Vertreibungsopfer fühlen sich verhöhnt

Scharfer Protest der Sudetendeutschen Landsmannschaft wegen Ehrung von Beneš

Als eine Verhöhnung der Opfer der Vertreibung sowie der Opfer der Gewalt sieht der Landesobmann der Sudetendeutschen Landsmannschaft in Hessen, Alfred Herold, das vom tschechischen Parlament beschlossene Sondergesetz zur Ehrung des früheren tschechoslowakischen Staatspräsidenten Edvard Beneš an. Beneš gelte als Urvater der ethnischen Säuberungen in Europa. Über drei Millionen Sudetendeutsche seien durch die sogenannten Benesch-Dekrete rechtswidrig enteignet sowie völlig entrechtet und anschließend vertrieben worden. Beneš habe zu Gewalttaten gegen Deutsche aufgerufen. Das führte zu Massenmorden an Deutschen. Als Beispiel nannte Herold das Massaker von Aussig. Der Landesobmann bezeichnete Beneš als einen "Schreibtischtäter".

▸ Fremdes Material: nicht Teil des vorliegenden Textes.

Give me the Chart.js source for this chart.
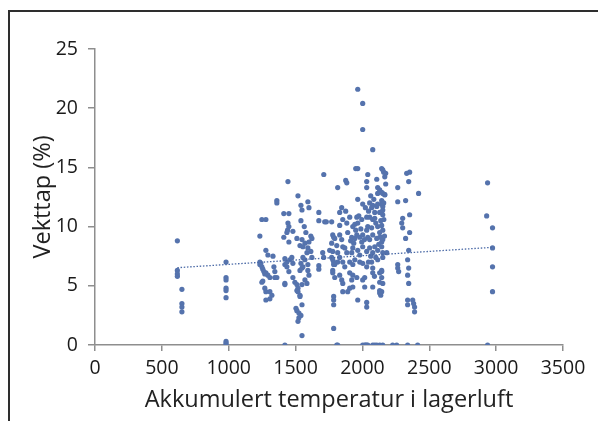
<!DOCTYPE html>
<html>
<head>
<meta charset="utf-8">
<script src="https://cdn.jsdelivr.net/npm/chart.js"></script>
<style>
  html, body { margin: 0; padding: 0; background: #fff; }
  #wrap { position: relative; width: 598px; height: 421px; }
  #frame { position: absolute; left: 8px; top: 10px; right: 0; bottom: 0;
           border-top: 2px solid #2e2e2e; border-left: 2px solid #2e2e2e; }
  canvas { position: absolute; left: 0; top: 0; }
</style>
</head>
<body>
<div id="wrap">
  <div id="frame"></div>
  <canvas id="chart" width="598" height="421"></canvas>
</div>
<script>
// Akkumulert temperatur (x) og vekttap i % (y), lest av figuren
const temperatur = [
  616, 616, 616, 616, 650, 650, 650, 650,
  980, 980, 980, 980, 980, 980, 980, 980, 980,
  1233, 1233, 1240, 1248, 1233, 1255, 1248, 1248, 1278, 1278, 1293, 1331, 1263, 1278, 1293, 1308,
  1270, 1278, 1308, 1323, 1308, 1278, 1338, 1345, 1345, 1360, 1360, 1360, 1255, 1270,
  1443, 1412, 1450, 1443, 1450, 1440, 1412, 1435, 1480, 1450, 1420, 1435, 1457, 1472, 1480,
  1420, 1420, 1480, 1495, 1420, 1420, 1435, 1450,
  1518, 1540, 1592, 1600, 1548, 1540, 1577, 1614, 1622, 1548, 1533, 1555, 1592, 1614, 1585,
  1555, 1570, 1622, 1540, 1548, 1555, 1533, 1592, 1592, 1600, 1510, 1518, 1548, 1570, 1585,
  1510, 1518, 1533, 1533, 1548, 1503, 1510, 1525, 1540, 1525, 1518, 1548, 1565, 1570, 1510, 1600,
  1711, 1674, 1674, 1718, 1770, 1674, 1674, 1703, 1710, 1730,
  1778, 1793, 1830, 1845, 1770, 1808, 1853, 1755, 1778, 1770, 1815, 1830, 1778, 1793, 1778,
  1815, 1853, 1778, 1793, 1830, 1845, 1853, 1853, 1785, 1785, 1785, 1785, 1808, 1815, 1815,
  1845, 1830, 1853, 1830, 1785, 1785, 1785,
  1965, 2002, 2002, 1950, 1965, 1875, 1883, 1965, 2002, 1875, 1905, 1883, 1928, 1943, 1965, 1995,
  1890, 1920, 1943, 1958, 1980, 2002, 1868, 1883, 1920, 1928, 1965, 1980, 2002, 1868, 1905, 1928,
  1943, 1980, 2002, 1905, 1928, 1920, 1958, 2002, 1905, 1890, 1928, 1965, 2002, 1958, 1973, 1988,
  1950, 1995, 1935, 1912,
  2040, 2032, 2032, 2107, 2114, 2054, 2077, 2107, 2114, 2069, 2092, 2032, 2040, 2054, 2077, 2092,
  2032, 2069, 2114, 2040, 2054, 2077, 2107, 2032, 2054, 2077, 2092, 2114, 2032, 2069, 2077, 2114,
  2017, 2077, 2017, 2077, 2032, 2032, 2017, 2024, 2032, 2040, 2077, 2092, 2107, 2077, 2062, 2085,
  2100, 2046, 2022, 2015, 2062, 2100, 2045, 2090,
  2144, 2159, 2167, 2152, 2174, 2174, 2129, 2144, 2167, 2114, 2144, 2129, 2152, 2152, 2144, 2152,
  2144, 2152, 2167, 2159, 2129, 2129, 2144, 2152, 2182, 2144, 2152, 2144, 2152, 2144, 2152, 2129,
  2144, 2129, 2144, 2144, 2152, 2144, 2137, 2129, 2129, 2129, 2152, 2137, 2160, 2122, 2165,
  2331, 2353, 2346, 2264, 2264, 2323, 2420, 2301, 2294, 2301, 2323, 2353, 2353, 2346, 2264, 2264,
  2271, 2338, 2346, 2338, 2346, 2338, 2338, 2376, 2383, 2390, 2390, 2226, 2256, 2338, 2413,
  2936, 2929, 2973, 2973, 2973, 2973, 2936
];
const vekttap = [
  8.8, 6.3, 6.0, 5.8, 4.7, 3.5, 3.2, 2.8,
  7.0, 5.7, 5.5, 4.8, 4.6, 4.0, 0.3, 0.15, 0.0,
  9.2, 7.0, 6.9, 6.6, 6.8, 6.4, 5.3, 10.6, 10.6, 8.0, 7.6, 7.5, 6.2, 6.1, 5.9, 5.7,
  4.8, 4.5, 4.5, 4.2, 3.9, 3.8, 6.6, 6.2, 5.7, 5.7, 12.2, 12.0, 5.4, 6.0,
  13.8, 11.1, 11.1, 10.3, 10.0, 9.7, 9.1, 9.5, 9.6, 8.7, 7.3, 7.0, 7.2, 7.4, 6.9,
  5.2, 5.1, 5.7, 5.3, 0.0, 6.8, 6.6, 6.2,
  12.6, 11.8, 12.1, 11.6, 11.4, 10.5, 9.5, 9.2, 9.0, 8.9, 8.4, 8.3, 8.2, 7.9, 7.8,
  7.4, 7.2, 7.4, 6.9, 6.5, 6.6, 6.3, 6.8, 6.3, 5.9, 5.1, 4.8, 5.1, 5.5, 5.2,
  4.6, 4.5, 4.2, 4.1, 3.4, 3.1, 2.9, 2.7, 2.5, 2.3, 2.0, 0.8, 10.0, 8.6, 9.0, 8.7,
  14.4, 11.2, 10.5, 10.4, 10.4, 6.7, 6.4, 7.8, 7.4, 10.4,
  9.3, 9.0, 9.3, 8.9, 8.6, 8.4, 8.3, 8.0, 7.9, 7.4, 7.8, 7.4, 7.2, 6.8, 6.3,
  7.0, 7.0, 6.1, 5.7, 5.9, 5.5, 5.2, 4.5, 4.1, 3.8, 3.4, 1.4, 0.0, 0.0, 13.3,
  11.6, 11.2, 10.6, 10.1, 9.1, 7.0, 6.8,
  21.6, 20.4, 18.2, 14.9, 14.9, 13.9, 13.7, 12.3, 11.9, 11.3, 10.8, 10.3, 10.0, 10.2, 10.3, 10.6,
  9.5, 9.1, 9.0, 9.3, 9.1, 9.3, 8.2, 7.8, 7.8, 8.2, 8.0, 7.6, 8.3, 6.6, 7.0, 6.8,
  7.2, 7.0, 6.9, 6.1, 5.9, 5.5, 5.7, 5.5, 4.8, 4.5, 4.9, 3.8, 0.0, 10.8, 10.9, 9.8,
  9.7, 8.7, 8.6, 8.8,
  14.4, 13.8, 13.3, 14.0, 13.3, 12.0, 11.8, 11.7, 11.9, 11.6, 11.2, 10.8, 10.0, 10.8, 10.6, 10.7,
  9.7, 9.9, 10.0, 9.1, 8.9, 9.3, 9.0, 7.9, 8.2, 7.8, 8.3, 8.0, 6.6, 7.0, 6.5, 7.2,
  5.7, 6.1, 4.9, 4.9, 3.6, 3.2, 0.0, 0.0, 0.0, 0.0, 0.0, 0.0, 0.0, 16.5, 12.6, 12.3,
  10.3, 11.3, 11.6, 8.9, 7.5, 7.4, 7.0, 5.8,
  14.9, 14.6, 14.2, 14.8, 14.5, 13.6, 13.1, 12.9, 12.7, 12.8, 11.9, 11.2, 11.4, 12.8, 12.2, 11.7,
  11.2, 11.0, 12.7, 12.0, 9.5, 9.1, 8.7, 7.8, 7.8, 10.1, 9.7, 9.1, 8.9, 8.3, 7.4, 6.1,
  6.3, 5.3, 6.2, 5.7, 5.2, 4.5, 4.2, 4.6, 4.4, 0.0, 0.0, 10.5, 10.6, 8.5, 9.2,
  14.5, 14.6, 13.8, 13.3, 12.1, 12.2, 12.8, 10.7, 10.3, 9.9, 9.0, 11.0, 9.5, 8.0, 6.8, 6.5,
  6.2, 7.2, 6.5, 5.9, 5.2, 3.8, 3.4, 3.8, 3.5, 3.2, 2.8, 0.0, 0.0, 0.0, 0.0,
  13.7, 10.9, 9.9, 8.2, 6.6, 4.5, 0.0
];

// Lineær trendlinje (lest av figuren)
const trendStigning = 0.00073;
const trendKonstant = 6.08;

const xTicks = [0, 500, 1000, 1500, 2000, 2500, 3000, 3500];
const yTicks = [0, 5, 10, 15, 20, 25];

const punkter = temperatur.map((t, i) => ({ x: t, y: vekttap[i] }));
const xMin = Math.min(...temperatur);
const xMax = Math.max(...temperatur);
const trend = [xMin, xMax].map(x => ({ x: x, y: trendKonstant + trendStigning * x }));

const fontFamily = '"Open Sans", "DejaVu Sans", sans-serif';
const axisColor = '#8e8e8e';
const textColor = '#1a1a1a';

new Chart(document.getElementById('chart'), {
  type: 'scatter',
  data: {
    datasets: [
      {
        data: punkter,
        backgroundColor: '#5573ad',
        borderWidth: 0,
        pointRadius: 2.6,
        order: 1
      },
      {
        type: 'line',
        data: trend,
        borderColor: '#4a69a6',
        borderWidth: 1.3,
        borderDash: [1.5, 1.7],
        pointRadius: 0,
        fill: false,
        tension: 0,
        order: 0
      }
    ]
  },
  options: {
    responsive: false,
    animation: false,
    devicePixelRatio: 1,
    layout: { padding: { left: 0, right: 35, top: 49, bottom: 0 } },
    plugins: {
      legend: { display: false },
      tooltip: { enabled: false }
    },
    scales: {
      x: {
        type: 'linear',
        min: 0,
        max: 3500,
        afterFit: scale => { scale.height = 76; },
        afterBuildTicks: scale => { scale.ticks = xTicks.map(v => ({ value: v })); },
        ticks: {
          padding: 6, color: textColor,
          font: { family: fontFamily, size: 19.5 },
          callback: v => String(v)
        },
        grid: { drawOnChartArea: false, drawTicks: true, tickLength: 6, color: axisColor, lineWidth: 1.5 },
        border: { display: true, color: axisColor, width: 1.5 },
        title: {
          display: true,
          text: 'Akkumulert temperatur i lagerluft',
          color: '#222',
          font: { family: fontFamily, size: 23.5 },
          padding: { top: 0, bottom: 7 }
        }
      },
      y: {
        type: 'linear',
        min: 0,
        max: 25,
        afterFit: scale => { scale.width = 95; },
        afterBuildTicks: scale => { scale.ticks = yTicks.map(v => ({ value: v })); },
        ticks: {
          padding: 10, color: textColor,
          font: { family: fontFamily, size: 19.5 },
          callback: v => String(v)
        },
        grid: { drawOnChartArea: false, drawTicks: true, tickLength: 7, color: axisColor, lineWidth: 1.5 },
        border: { display: true, color: axisColor, width: 1.5 },
        title: {
          display: true,
          text: 'Vekttap (%)',
          color: '#222',
          font: { family: fontFamily, size: 23.5 },
          padding: { top: 29, bottom: 0 }
        }
      }
    }
  }
});
</script>
</body>
</html>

Vertreibungen seien in Europa geächtet. Der frühere serbische Staatschef Milosevics, der Vertreibungen und Morde zu verantworten habe, stehe vor Gericht. Es widerspreche der europäischen Werteordnung und dem Rechtsbewußtsein der Opfer, daß Beneš posthum diese Ehrung erfahre. Sudetendeutsche, die Opfer von Gewalttaten durch tschechische Revolutionsgarden wurden, seien heute noch traumatisiert.

Herold sah es als positives Zeichen an, daß nicht alle Abgeordneten des tschechischen Parlaments diesem Gesetz zustimmten. Er dankte besonders den tschechischen Parlamentariern, die dagegen gestimmt haben. Besonderer Dank gelte dem Chef der Freiheitsunion (US), der dazu erklärte: Solche deklaratorischen Gesetze seien nicht angebracht und "weil dieses Gesetz außerdem dazu bestimmt war, die Emotionen, die zwischen den Nationen bestehen, weiter aufzuschaukeln und nicht zu glätten". Weiter sei der Name Beneš mit zweifacher Kapitulation vor totalitären Systemen verbunden.

Herold wandte sich gegen jegliche Kollektivschuld. Die gemeinsame deutsch- tschechische Geschichte müsse objektiv aufgearbeitet werden. Ohne diese Aufarbeitung seien Konflikte immer vorprogrammiert.

Herold verwies auf das Wiesbadener Abkommen vom 4. August 1950, in dem sich Vertreter der Sudetendeutschen und des Tschechischen Nationalausschusses für ein geeintes Europa ausgesprochen hätten. In diesem Abkommen heiße es weiter: "Beide Teile lehnen die Anerkennung einer Kollektivschuld und des aus ihr fließenden Rachegedankens ab, sie verlangen aber die Wiedergutmachung der Schäden, die das tschechische Volk und das sudetendeutsche Volk erlitten haben und die Bestrafung der geistigen Urheber und der ausführenden Organe der begangenen Verbrechen".

"Wenn diese Grundsätze heute angewandt würden, wäre man schon ein großes Stück weiter", so der Landesobmann.